This week, over 20,000 grade-school students in Brazil have been wearing a rather special kind of school uniform -- embedded with location-tracking chips.
In the the northeastern city of Vitoria da Conquista, students from some of the city's 213 public schools have all begun wearing t-shirts with the special radio frequency chips embedded in the material. These 'smart uniforms' tell a parent when their child has entered school by sending a message to their mobile phone.
However, if the student has not arrived and entered class 20 minutes after school starts, then the parent is alerted with the following message: "Your child has still not arrived at school".
According to the city's education secretary, Coriolano Moraes, the aim of these uniforms is to tackle the issues of 'bunking' class and non-attendance. He added that by 2013, all of the city's 43,000 public school students will be using these 'smart uniforms'. The students will all be between 4 and 14 years old.
In a telephone interview, Moraes said:
"We noticed that many parents would bring their children to school but would not see if they actually entered the building because they always left in a hurry to get to work on time. They would always be surprised when told of the number times their children skipped class."

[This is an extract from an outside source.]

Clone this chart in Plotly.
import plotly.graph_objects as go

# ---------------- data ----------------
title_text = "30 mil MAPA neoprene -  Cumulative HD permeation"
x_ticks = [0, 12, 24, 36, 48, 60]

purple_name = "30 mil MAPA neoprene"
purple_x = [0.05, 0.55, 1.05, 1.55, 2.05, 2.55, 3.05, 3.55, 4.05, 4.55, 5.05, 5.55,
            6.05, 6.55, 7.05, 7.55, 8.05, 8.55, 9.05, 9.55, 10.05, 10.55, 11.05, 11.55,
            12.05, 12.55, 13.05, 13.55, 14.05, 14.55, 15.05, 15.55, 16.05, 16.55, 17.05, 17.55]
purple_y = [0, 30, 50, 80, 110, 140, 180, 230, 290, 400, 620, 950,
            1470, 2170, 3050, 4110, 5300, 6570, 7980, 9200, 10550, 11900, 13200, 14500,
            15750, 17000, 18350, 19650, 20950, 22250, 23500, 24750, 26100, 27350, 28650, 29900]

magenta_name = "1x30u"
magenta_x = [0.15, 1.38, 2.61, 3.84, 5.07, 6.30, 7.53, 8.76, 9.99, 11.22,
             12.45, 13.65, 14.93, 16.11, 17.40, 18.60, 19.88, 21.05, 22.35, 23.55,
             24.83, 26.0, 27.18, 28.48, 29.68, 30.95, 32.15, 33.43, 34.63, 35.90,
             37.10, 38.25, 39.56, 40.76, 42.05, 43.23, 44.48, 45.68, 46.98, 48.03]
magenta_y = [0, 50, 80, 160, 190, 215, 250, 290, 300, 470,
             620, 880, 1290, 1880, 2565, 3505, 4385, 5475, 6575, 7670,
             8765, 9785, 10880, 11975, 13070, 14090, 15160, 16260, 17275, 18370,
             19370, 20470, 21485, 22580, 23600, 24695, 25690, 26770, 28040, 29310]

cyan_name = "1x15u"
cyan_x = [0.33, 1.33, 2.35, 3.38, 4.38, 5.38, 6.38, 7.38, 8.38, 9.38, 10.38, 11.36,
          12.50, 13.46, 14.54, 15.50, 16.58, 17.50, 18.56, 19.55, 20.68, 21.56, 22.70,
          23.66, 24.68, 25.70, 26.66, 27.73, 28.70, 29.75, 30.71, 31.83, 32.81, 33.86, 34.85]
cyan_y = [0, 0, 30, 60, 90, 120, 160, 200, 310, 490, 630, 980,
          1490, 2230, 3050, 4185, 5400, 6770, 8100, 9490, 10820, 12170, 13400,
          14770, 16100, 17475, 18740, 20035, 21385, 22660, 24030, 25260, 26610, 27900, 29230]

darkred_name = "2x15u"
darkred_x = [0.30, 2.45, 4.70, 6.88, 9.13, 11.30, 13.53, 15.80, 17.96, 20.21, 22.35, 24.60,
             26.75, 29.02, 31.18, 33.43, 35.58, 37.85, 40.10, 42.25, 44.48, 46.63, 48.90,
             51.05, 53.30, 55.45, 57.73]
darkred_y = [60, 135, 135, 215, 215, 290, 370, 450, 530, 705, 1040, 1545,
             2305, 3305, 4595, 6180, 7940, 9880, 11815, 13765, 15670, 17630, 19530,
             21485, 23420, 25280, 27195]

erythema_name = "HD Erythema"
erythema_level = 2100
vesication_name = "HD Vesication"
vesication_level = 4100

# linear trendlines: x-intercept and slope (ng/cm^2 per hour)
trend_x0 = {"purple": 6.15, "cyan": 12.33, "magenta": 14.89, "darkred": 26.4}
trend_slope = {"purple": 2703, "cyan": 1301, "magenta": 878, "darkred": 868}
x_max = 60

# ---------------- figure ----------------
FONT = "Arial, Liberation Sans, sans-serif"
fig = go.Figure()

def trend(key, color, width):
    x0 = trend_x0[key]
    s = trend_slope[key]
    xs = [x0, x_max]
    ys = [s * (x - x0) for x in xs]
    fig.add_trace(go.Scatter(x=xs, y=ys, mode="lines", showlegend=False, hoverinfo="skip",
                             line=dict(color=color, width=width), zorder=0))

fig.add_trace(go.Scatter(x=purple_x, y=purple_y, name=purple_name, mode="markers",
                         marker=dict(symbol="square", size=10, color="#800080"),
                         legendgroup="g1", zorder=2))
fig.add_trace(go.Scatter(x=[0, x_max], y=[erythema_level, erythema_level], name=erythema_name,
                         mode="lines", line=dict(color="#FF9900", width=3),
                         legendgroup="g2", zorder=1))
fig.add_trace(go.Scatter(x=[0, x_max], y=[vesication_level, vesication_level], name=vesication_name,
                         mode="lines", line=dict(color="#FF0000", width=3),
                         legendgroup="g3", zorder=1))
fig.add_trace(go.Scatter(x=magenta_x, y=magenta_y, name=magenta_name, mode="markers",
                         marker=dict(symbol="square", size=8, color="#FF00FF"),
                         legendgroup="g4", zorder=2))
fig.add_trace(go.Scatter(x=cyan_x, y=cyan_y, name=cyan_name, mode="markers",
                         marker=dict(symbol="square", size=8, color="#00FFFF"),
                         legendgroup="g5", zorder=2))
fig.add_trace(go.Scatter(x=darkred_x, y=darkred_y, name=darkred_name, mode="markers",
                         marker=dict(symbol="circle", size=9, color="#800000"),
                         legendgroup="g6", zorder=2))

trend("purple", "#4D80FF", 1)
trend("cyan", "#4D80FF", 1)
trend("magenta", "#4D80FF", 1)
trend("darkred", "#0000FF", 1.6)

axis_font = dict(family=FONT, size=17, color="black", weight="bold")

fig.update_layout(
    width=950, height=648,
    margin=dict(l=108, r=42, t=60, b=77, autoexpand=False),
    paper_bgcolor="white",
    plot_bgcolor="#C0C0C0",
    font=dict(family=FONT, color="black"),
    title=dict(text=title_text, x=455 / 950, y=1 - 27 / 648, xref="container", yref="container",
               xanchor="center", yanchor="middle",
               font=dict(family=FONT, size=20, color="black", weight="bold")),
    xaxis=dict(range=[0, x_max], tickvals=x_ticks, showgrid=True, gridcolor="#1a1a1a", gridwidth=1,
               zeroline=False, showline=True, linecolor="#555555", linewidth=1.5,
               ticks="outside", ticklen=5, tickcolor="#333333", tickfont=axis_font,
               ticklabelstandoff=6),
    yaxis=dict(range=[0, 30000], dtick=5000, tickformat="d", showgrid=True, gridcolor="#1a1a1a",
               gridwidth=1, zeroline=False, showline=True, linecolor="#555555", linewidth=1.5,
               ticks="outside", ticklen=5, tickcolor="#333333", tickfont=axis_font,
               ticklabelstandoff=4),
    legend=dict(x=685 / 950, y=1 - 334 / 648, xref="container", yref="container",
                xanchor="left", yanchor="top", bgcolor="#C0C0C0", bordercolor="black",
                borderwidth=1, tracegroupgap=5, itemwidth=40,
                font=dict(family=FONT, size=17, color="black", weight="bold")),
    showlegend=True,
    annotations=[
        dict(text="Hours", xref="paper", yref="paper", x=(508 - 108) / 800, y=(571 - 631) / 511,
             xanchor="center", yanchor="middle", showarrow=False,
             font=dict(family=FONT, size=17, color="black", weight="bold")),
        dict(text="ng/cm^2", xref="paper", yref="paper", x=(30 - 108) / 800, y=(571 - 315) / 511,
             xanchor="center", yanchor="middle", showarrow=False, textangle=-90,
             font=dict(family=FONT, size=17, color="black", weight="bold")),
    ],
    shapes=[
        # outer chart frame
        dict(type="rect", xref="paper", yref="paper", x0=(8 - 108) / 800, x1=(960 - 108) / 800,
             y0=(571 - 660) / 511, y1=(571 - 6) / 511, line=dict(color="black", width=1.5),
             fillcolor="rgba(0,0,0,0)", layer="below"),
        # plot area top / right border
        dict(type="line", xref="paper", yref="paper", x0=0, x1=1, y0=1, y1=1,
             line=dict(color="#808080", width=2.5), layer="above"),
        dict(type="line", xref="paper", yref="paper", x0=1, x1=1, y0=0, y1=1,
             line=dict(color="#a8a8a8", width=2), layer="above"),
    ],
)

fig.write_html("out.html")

If a student skips class three times, the parents will be asked to explain the absence -- and a 'lack of knowledge' now can no longer be used as an excuse. If there is no explanation, then authorities may become involved.
The city government of Vitoria da Conquista invested $670,000 in order to design, test and manufactured the t-shirts. The chips are placed underneath the school's coat-of-arms -- the traditional design found on many uniforms in the West -- or on one of the sleeves.
If placed on a sleeve, the chip can be found below a phrase that says:
"Education does not transform the world. Education changes people and people transform the world."
According to the education secretary, the uniform has been designed so it can be washed and ironed without damaging the 'smart' component. Furthermore, although without detail, the chips apparently have a security system "that makes tampering virtually impossible".